[begin RECORD EXCERPTS]

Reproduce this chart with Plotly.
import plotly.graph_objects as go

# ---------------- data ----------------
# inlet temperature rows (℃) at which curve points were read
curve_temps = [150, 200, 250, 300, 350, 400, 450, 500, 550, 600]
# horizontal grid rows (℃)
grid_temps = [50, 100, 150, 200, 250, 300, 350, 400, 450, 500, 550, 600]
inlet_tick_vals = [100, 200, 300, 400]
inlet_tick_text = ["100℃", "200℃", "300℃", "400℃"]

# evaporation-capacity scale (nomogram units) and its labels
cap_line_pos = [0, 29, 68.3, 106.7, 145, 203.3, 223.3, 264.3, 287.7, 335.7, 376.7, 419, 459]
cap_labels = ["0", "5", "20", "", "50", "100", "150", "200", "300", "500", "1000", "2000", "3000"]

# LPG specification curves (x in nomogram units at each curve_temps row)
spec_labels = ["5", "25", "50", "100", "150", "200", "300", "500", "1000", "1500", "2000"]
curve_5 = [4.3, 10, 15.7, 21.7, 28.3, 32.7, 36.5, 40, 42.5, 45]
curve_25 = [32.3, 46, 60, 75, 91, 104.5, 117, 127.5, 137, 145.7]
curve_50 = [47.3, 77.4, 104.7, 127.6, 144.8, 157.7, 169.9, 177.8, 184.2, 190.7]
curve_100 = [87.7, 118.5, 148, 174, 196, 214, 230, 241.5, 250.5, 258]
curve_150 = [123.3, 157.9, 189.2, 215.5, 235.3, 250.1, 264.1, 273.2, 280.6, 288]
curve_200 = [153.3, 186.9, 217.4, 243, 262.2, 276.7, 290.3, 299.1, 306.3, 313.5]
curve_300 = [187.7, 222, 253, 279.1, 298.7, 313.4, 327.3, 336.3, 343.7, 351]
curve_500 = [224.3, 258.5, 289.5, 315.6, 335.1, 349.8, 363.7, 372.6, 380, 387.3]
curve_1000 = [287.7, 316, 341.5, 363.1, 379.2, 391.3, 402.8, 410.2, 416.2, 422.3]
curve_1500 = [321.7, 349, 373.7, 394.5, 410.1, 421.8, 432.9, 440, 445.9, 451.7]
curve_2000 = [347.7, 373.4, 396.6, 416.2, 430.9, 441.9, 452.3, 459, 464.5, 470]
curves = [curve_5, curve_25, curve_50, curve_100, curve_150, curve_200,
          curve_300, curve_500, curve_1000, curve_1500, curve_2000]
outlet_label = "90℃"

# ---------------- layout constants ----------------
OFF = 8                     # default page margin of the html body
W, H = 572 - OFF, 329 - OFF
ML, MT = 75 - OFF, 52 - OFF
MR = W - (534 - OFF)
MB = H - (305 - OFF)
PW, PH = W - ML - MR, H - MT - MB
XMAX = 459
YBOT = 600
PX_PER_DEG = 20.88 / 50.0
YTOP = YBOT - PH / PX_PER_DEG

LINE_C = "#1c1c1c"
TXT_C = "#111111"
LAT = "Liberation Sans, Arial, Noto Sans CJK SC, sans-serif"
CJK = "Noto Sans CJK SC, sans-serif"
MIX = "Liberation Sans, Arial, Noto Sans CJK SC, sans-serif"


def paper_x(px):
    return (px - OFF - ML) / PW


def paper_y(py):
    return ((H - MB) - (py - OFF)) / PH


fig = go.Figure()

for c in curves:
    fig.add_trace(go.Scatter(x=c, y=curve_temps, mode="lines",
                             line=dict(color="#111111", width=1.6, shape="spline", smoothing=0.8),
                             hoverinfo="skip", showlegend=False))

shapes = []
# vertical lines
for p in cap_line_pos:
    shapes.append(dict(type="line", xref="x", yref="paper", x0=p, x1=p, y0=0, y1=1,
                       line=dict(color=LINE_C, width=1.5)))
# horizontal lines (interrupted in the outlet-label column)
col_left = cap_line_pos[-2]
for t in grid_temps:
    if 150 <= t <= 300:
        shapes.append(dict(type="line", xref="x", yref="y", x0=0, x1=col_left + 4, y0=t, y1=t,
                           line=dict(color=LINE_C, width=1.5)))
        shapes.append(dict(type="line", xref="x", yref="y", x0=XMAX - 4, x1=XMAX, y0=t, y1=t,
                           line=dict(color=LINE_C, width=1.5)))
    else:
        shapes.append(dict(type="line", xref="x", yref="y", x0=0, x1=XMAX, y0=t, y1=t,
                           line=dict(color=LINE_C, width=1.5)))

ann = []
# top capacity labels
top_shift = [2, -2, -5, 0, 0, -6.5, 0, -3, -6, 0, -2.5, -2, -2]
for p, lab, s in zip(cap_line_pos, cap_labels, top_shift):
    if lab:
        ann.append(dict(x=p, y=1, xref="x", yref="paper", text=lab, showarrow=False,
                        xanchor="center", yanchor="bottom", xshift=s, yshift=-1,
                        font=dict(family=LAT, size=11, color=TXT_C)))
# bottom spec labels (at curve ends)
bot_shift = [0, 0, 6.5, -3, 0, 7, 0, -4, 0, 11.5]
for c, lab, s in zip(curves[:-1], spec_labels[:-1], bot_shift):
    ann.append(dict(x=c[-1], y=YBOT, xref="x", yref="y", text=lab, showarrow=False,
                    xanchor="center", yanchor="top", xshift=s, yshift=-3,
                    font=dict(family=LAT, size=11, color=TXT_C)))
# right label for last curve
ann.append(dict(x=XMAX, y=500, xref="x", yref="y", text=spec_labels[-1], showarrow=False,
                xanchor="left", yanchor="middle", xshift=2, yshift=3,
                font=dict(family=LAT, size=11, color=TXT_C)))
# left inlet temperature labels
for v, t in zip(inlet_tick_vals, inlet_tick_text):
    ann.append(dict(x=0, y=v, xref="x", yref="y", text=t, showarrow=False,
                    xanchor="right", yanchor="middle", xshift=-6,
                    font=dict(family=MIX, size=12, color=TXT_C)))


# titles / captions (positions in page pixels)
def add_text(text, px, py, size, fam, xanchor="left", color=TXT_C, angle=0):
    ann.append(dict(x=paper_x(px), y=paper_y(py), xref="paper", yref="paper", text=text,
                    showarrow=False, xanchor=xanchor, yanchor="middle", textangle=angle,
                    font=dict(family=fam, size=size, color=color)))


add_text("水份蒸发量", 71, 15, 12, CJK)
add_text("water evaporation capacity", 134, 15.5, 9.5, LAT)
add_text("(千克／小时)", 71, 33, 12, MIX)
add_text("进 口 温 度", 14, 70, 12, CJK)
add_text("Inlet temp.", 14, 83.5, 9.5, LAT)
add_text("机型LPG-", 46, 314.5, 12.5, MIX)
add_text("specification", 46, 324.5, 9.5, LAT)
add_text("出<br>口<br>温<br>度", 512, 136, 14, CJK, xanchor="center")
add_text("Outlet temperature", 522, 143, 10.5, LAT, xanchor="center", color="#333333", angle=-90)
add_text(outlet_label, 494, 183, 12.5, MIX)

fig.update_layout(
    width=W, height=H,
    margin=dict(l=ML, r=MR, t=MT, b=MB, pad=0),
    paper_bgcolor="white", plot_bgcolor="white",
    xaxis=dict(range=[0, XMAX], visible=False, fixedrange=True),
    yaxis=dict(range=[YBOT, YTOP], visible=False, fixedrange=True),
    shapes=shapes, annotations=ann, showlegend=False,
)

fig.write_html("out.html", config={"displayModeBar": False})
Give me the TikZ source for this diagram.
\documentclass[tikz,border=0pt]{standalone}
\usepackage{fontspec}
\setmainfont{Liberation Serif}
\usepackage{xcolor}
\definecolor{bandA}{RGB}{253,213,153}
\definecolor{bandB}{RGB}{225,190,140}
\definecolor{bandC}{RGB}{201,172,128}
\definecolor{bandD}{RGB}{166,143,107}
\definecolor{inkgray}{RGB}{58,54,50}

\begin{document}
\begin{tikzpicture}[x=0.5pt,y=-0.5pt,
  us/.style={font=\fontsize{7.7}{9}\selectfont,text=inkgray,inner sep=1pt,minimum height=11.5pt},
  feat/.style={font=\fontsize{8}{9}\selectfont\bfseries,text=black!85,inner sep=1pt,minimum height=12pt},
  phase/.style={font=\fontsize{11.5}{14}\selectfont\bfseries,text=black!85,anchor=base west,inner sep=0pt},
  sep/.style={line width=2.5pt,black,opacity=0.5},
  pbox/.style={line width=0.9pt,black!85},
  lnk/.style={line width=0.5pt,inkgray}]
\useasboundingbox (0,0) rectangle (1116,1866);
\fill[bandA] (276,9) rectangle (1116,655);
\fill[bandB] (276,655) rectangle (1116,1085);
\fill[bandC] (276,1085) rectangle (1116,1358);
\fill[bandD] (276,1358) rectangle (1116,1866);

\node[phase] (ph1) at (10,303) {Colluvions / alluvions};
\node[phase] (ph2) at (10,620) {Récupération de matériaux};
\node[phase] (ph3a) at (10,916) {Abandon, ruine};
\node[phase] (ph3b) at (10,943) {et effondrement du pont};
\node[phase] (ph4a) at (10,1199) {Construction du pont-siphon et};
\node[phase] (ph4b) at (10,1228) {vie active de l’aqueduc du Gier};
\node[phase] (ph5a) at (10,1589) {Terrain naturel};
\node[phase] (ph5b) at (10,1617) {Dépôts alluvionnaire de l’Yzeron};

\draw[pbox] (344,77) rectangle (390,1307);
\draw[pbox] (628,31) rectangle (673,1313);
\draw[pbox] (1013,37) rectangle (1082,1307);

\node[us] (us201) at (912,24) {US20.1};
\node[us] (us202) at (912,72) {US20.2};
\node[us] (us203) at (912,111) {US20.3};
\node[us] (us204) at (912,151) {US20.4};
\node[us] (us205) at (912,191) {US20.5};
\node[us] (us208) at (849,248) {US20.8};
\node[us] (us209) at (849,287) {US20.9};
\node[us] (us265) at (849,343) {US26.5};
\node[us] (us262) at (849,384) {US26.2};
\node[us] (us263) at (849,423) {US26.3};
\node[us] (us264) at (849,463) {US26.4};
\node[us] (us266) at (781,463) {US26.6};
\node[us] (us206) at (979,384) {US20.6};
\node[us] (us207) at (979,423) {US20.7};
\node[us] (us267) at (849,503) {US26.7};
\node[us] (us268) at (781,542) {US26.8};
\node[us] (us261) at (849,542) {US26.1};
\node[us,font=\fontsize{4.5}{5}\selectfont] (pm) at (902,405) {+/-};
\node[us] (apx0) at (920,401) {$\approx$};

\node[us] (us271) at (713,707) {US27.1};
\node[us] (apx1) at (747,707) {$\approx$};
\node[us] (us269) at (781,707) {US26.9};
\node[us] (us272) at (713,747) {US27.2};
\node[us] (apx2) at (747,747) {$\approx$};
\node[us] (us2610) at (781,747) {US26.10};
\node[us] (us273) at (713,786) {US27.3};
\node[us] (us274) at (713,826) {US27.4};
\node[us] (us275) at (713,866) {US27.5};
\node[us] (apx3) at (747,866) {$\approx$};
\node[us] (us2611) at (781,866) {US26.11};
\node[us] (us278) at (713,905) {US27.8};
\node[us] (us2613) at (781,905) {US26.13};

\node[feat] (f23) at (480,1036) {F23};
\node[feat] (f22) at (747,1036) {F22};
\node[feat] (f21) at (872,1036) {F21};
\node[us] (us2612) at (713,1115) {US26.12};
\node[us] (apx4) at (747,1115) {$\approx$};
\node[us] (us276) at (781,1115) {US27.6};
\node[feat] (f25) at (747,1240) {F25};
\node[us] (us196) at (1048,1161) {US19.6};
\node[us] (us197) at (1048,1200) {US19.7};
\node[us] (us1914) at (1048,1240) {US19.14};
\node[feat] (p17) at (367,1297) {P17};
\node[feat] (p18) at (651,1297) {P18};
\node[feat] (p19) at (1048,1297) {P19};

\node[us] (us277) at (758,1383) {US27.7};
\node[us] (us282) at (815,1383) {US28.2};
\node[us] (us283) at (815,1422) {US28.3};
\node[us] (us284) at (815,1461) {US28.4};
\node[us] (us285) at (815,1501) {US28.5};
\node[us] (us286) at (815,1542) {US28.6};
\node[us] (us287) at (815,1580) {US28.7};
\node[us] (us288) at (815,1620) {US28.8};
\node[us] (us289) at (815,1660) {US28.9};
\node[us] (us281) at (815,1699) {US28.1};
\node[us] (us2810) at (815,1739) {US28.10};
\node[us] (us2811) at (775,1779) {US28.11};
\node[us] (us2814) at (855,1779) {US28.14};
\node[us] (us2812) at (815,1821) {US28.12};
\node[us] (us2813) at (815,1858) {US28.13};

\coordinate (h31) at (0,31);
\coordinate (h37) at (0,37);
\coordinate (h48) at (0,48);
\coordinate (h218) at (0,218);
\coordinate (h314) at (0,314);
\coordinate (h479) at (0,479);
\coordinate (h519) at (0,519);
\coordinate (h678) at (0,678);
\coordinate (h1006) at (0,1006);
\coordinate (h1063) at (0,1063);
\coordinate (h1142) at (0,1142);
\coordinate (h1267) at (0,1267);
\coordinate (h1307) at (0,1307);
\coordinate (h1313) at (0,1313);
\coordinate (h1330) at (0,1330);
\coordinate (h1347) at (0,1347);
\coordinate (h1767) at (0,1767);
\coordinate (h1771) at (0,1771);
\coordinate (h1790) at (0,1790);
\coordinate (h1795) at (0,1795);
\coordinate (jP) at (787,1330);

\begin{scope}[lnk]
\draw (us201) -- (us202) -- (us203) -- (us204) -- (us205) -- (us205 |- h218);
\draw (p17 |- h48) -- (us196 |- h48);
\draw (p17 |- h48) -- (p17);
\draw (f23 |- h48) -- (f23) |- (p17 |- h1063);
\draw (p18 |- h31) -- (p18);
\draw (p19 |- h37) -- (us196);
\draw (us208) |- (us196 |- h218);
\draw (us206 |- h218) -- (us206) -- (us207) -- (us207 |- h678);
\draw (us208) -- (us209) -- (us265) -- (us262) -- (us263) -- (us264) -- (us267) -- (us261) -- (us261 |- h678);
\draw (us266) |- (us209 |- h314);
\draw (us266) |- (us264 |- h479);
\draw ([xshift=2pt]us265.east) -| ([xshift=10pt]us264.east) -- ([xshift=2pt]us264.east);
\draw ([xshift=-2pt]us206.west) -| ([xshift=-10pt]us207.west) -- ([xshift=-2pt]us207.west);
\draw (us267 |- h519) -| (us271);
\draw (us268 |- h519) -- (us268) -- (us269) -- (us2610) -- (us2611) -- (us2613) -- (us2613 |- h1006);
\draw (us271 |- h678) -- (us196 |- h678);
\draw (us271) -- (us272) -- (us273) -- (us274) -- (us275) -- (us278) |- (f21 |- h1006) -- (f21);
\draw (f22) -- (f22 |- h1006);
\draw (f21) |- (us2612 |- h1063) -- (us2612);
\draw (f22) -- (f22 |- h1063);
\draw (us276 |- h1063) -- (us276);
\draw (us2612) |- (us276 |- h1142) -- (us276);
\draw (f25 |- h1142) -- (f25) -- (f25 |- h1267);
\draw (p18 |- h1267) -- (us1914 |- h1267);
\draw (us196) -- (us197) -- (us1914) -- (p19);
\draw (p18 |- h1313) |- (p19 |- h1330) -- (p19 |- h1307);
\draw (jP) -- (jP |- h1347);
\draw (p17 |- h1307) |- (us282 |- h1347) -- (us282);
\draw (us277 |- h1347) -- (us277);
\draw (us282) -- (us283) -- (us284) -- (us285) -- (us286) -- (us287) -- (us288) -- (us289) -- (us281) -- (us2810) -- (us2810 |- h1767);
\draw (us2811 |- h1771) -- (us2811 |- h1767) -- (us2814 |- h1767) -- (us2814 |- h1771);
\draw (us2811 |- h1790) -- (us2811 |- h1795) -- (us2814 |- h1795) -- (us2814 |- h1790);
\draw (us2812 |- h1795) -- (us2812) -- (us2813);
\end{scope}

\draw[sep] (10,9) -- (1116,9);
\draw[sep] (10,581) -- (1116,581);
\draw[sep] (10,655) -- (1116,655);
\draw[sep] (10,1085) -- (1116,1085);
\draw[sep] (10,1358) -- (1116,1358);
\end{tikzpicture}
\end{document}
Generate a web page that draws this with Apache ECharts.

[end RECORD EXCERPTS]

AIM OF THE TASK: Extract the lines from the line with "Give me the TikZ source for this diagram." through the line with "(276,1358) rectangle (1116,1866);". Keep both of those lines, copy everything exactly, and add nothing.

SOLUTION FOR THIS EXERCISE:
Give me the TikZ source for this diagram.
\documentclass[tikz,border=0pt]{standalone}
\usepackage{fontspec}
\setmainfont{Liberation Serif}
\usepackage{xcolor}
\definecolor{bandA}{RGB}{253,213,153}
\definecolor{bandB}{RGB}{225,190,140}
\definecolor{bandC}{RGB}{201,172,128}
\definecolor{bandD}{RGB}{166,143,107}
\definecolor{inkgray}{RGB}{58,54,50}

\begin{document}
\begin{tikzpicture}[x=0.5pt,y=-0.5pt,
  us/.style={font=\fontsize{7.7}{9}\selectfont,text=inkgray,inner sep=1pt,minimum height=11.5pt},
  feat/.style={font=\fontsize{8}{9}\selectfont\bfseries,text=black!85,inner sep=1pt,minimum height=12pt},
  phase/.style={font=\fontsize{11.5}{14}\selectfont\bfseries,text=black!85,anchor=base west,inner sep=0pt},
  sep/.style={line width=2.5pt,black,opacity=0.5},
  pbox/.style={line width=0.9pt,black!85},
  lnk/.style={line width=0.5pt,inkgray}]
\useasboundingbox (0,0) rectangle (1116,1866);
\fill[bandA] (276,9) rectangle (1116,655);
\fill[bandB] (276,655) rectangle (1116,1085);
\fill[bandC] (276,1085) rectangle (1116,1358);
\fill[bandD] (276,1358) rectangle (1116,1866);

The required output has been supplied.